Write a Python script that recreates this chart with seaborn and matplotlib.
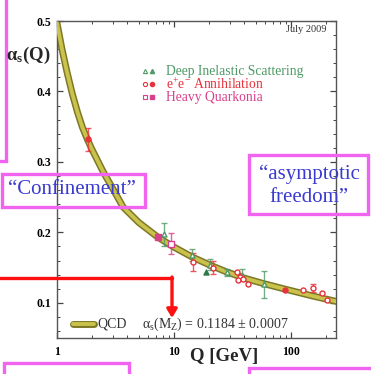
import matplotlib
matplotlib.use("Agg")
import matplotlib.pyplot as plt
from matplotlib.patches import Rectangle, FancyArrowPatch
from matplotlib.lines import Line2D
from matplotlib.ticker import FixedLocator, FixedFormatter, MultipleLocator, NullFormatter
import pandas as pd
import seaborn as sns

# running coupling curve
qcd_q = [1.0, 1.1, 1.22, 1.35, 1.5, 1.65, 1.84, 2.0, 2.5, 3.0, 3.67, 5.0, 7.3, 10, 14.3, 20, 28, 40, 59, 91, 150, 243]
qcd_alpha = [0.497, 0.461, 0.427, 0.397, 0.370, 0.349, 0.330, 0.317, 0.285, 0.262, 0.236, 0.214, 0.193, 0.179,
             0.165, 0.154, 0.144, 0.135, 0.127, 0.119, 0.110, 0.102]

# deep inelastic scattering
dis_open_q = [8.2, 14.3, 20.3, 28.3, 38, 58.8]
dis_open_a = [0.197, 0.168, 0.154, 0.143, 0.140, 0.126]
dis_open_err = [0.016, 0.009, 0.008, 0.005, 0.008, 0.019]
dis_full_q = [18.8]
dis_full_a = [0.144]

# e+e- annihilation
ee_open_q = [14.5, 21.6, 34.5, 36.6, 35.3, 38.9, 42.9, 126, 154, 184, 203]
ee_open_a = [0.158, 0.150, 0.143, 0.137, 0.133, 0.134, 0.127, 0.118, 0.121, 0.114, 0.104]
ee_open_err = [0.013, 0.009, 0, 0, 0, 0, 0, 0, 0.005, 0, 0]
ee_full_q = [1.84, 89]
ee_full_a = [0.332, 0.118]
ee_full_err = [0.016, 0]

# heavy quarkonia
hq_open_q = [9.4]
hq_open_a = [0.184]
hq_open_err = [0.015]
hq_full_q = [7.3]
hq_full_a = [0.193]

x_ticks = [1, 10, 100]
x_tick_labels = ["1", "10", "100"]
y_ticks = [0.1, 0.2, 0.3, 0.4, 0.5]

sns.set_style("ticks")
plt.rcParams["font.family"] = ["Liberation Serif", "DejaVu Serif"]
plt.rcParams["mathtext.fontset"] = "custom"
plt.rcParams["mathtext.rm"] = "Liberation Serif"
plt.rcParams["mathtext.it"] = "Liberation Serif:italic"
plt.rcParams["mathtext.bf"] = "Liberation Serif:bold"

W, H = 371, 374


def px(x, y):
    # pixel position -> figure fraction
    return x / W, 1 - y / H


fig = plt.figure(figsize=(W / 100, H / 100), dpi=100)
fig.patch.set_facecolor("white")
ax = fig.add_axes([57 / W, 1 - 338 / H, (336 - 57) / W, (338 - 21) / H])

band_dark, band_light = "#7d7826", "#c9c24c"
curve = pd.DataFrame({"Q": qcd_q, "alpha": qcd_alpha})
sns.lineplot(data=curve, x="Q", y="alpha", ax=ax, color=band_dark, linewidth=5.0, zorder=2)
sns.lineplot(data=curve, x="Q", y="alpha", ax=ax, color=band_light, linewidth=2.8, zorder=3)

green, red, pink = "#4f9a66", "#e8323c", "#d9408c"


def points(q, a, err, color, marker, filled):
    df = pd.DataFrame({"Q": q, "alpha": a, "err": err})
    bars = df[df["err"] > 0]
    ax.errorbar(bars["Q"], bars["alpha"], yerr=bars["err"], fmt="none", ecolor=color, elinewidth=1.0,
                capsize=2.2, capthick=1.0, alpha=0.8, zorder=4)
    sns.scatterplot(data=df, x="Q", y="alpha", ax=ax, marker=marker, s=13,
                    facecolor=color if filled else "white", edgecolor=color, linewidth=1.0, zorder=5)


points(dis_open_q, dis_open_a, dis_open_err, green, "^", False)
points(dis_full_q, dis_full_a, [0] * len(dis_full_q), "#2e7a46", "^", True)
points(ee_open_q, ee_open_a, ee_open_err, red, "o", False)
points(ee_full_q, ee_full_a, ee_full_err, red, "o", True)
points(hq_open_q, hq_open_a, hq_open_err, pink, "s", False)
points(hq_full_q, hq_full_a, [0] * len(hq_full_q), pink, "s", True)

ax.set_xscale("log")
ax.set_xlim(1, 243)
ax.set_ylim(0.05, 0.5)
ax.xaxis.set_major_locator(FixedLocator(x_ticks))
ax.xaxis.set_major_formatter(FixedFormatter(x_tick_labels))
ax.xaxis.set_minor_formatter(NullFormatter())
ax.yaxis.set_major_locator(FixedLocator(y_ticks))
ax.yaxis.set_minor_locator(MultipleLocator(0.02))
ax.set_xlabel("")
ax.set_ylabel("")
ax.tick_params(which="both", direction="in", top=True, right=True, colors="#444444")
ax.tick_params(which="major", length=4, width=0.9, labelsize=8.5, labelcolor="black")
ax.tick_params(which="minor", length=2, width=0.7)
ax.tick_params(axis="x", pad=6)
ax.tick_params(axis="y", pad=4)
for lab in ax.get_xticklabels() + ax.get_yticklabels():
    lab.set_fontweight("bold")
for sp in ax.spines.values():
    sp.set_visible(True)
    sp.set_color("#555555")
    sp.set_linewidth(1.0)

# axis titles
fig.text(*px(6, 55), r"$\mathbf{α_s}$(Q)", fontsize=13.5, fontweight="bold", va="center", ha="left")
fig.text(*px(224, 356), "Q [GeV]", fontsize=13.5, fontweight="bold", va="center", ha="center")
fig.text(*px(327, 30), "July 2009", fontsize=7.5, color="#333333", va="center", ha="right")

# data legend
leg_rows = [("Deep Inelastic Scattering", green, "^", 71),
            ("e$^{+}$e$^{-}$ Annihilation", red, "o", 84),
            ("Heavy Quarkonia", pink, "s", 97)]
for label, col, mk, y in leg_rows:
    fig.add_artist(Line2D([145 / W], [1 - y / H], marker=mk, markersize=3.0, markerfacecolor="white",
                          markeredgecolor=col, markeredgewidth=0.8, linestyle="none"))
    fig.add_artist(Line2D([152 / W], [1 - y / H], marker=mk, markersize=3.0, markerfacecolor=col,
                          markeredgecolor=col, linestyle="none"))
    fig.text(*px(166, y), label, fontsize=9.8, color=col, va="center", ha="left")

# QCD band legend
fig.add_artist(Line2D([73 / W, 94 / W], [1 - 324 / H] * 2, color=band_dark, linewidth=5.0))
fig.add_artist(Line2D([73 / W, 94 / W], [1 - 324 / H] * 2, color=band_light, linewidth=2.8))
fig.text(*px(97, 324), "QCD", fontsize=10, color="#333333", va="center", ha="left")
fig.text(*px(142, 324), r"$\mathrm{α_s(M_Z)}$ = 0.1184 ± 0.0007", fontsize=10, color="#333333",
         va="center", ha="left")

# slide overlays: pink boxes, blue captions, red arrow
magenta = "#f064f0"
boxes = [(-20, -20, 26, 181), (1.5, 174, 143, 33), (249, 155, 119, 59), (4, 363, 125, 30), (249, 368, 140, 30)]
for x0, y0, w, h in boxes:
    fig.add_artist(Rectangle(px(x0, y0 + h), w / W, h / H, transform=fig.transFigure,
                             fill=False, edgecolor=magenta, linewidth=2.4, clip_on=False))
blue = "#3a3ad0"
fig.text(*px(72, 190), "\u201cConfinement\u201d", fontsize=15, color=blue, va="center", ha="center")
fig.text(*px(309, 174), "\u201casymptotic", fontsize=15, color=blue, va="center", ha="center")
fig.text(*px(309, 198), "freedom\u201d", fontsize=15, color=blue, va="center", ha="center")

fig.add_artist(Line2D([0, 172 / W], [1 - 278 / H] * 2, color="#ff1010", linewidth=2.4))
fig.add_artist(FancyArrowPatch(px(172, 277), px(172, 318), transform=fig.transFigure,
                               arrowstyle="-|>,head_length=5,head_width=3", color="#ff1010",
                               linewidth=2.4, shrinkA=0, shrinkB=0))

fig.savefig("out.png", dpi=100, facecolor="white")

◆ ◆ ◆ ◆ ◆

- _Given task_: Take the lines from the start of the material to the line with "0.165, 0.154, 0.144, 0.135, 0.127, 0.119, 0.110, 0.102]", both included, and transcribe them exactly without the pictures.

- _Full response_:
Write a Python script that recreates this chart with seaborn and matplotlib.
import matplotlib
matplotlib.use("Agg")
import matplotlib.pyplot as plt
from matplotlib.patches import Rectangle, FancyArrowPatch
from matplotlib.lines import Line2D
from matplotlib.ticker import FixedLocator, FixedFormatter, MultipleLocator, NullFormatter
import pandas as pd
import seaborn as sns

# running coupling curve
qcd_q = [1.0, 1.1, 1.22, 1.35, 1.5, 1.65, 1.84, 2.0, 2.5, 3.0, 3.67, 5.0, 7.3, 10, 14.3, 20, 28, 40, 59, 91, 150, 243]
qcd_alpha = [0.497, 0.461, 0.427, 0.397, 0.370, 0.349, 0.330, 0.317, 0.285, 0.262, 0.236, 0.214, 0.193, 0.179,
             0.165, 0.154, 0.144, 0.135, 0.127, 0.119, 0.110, 0.102]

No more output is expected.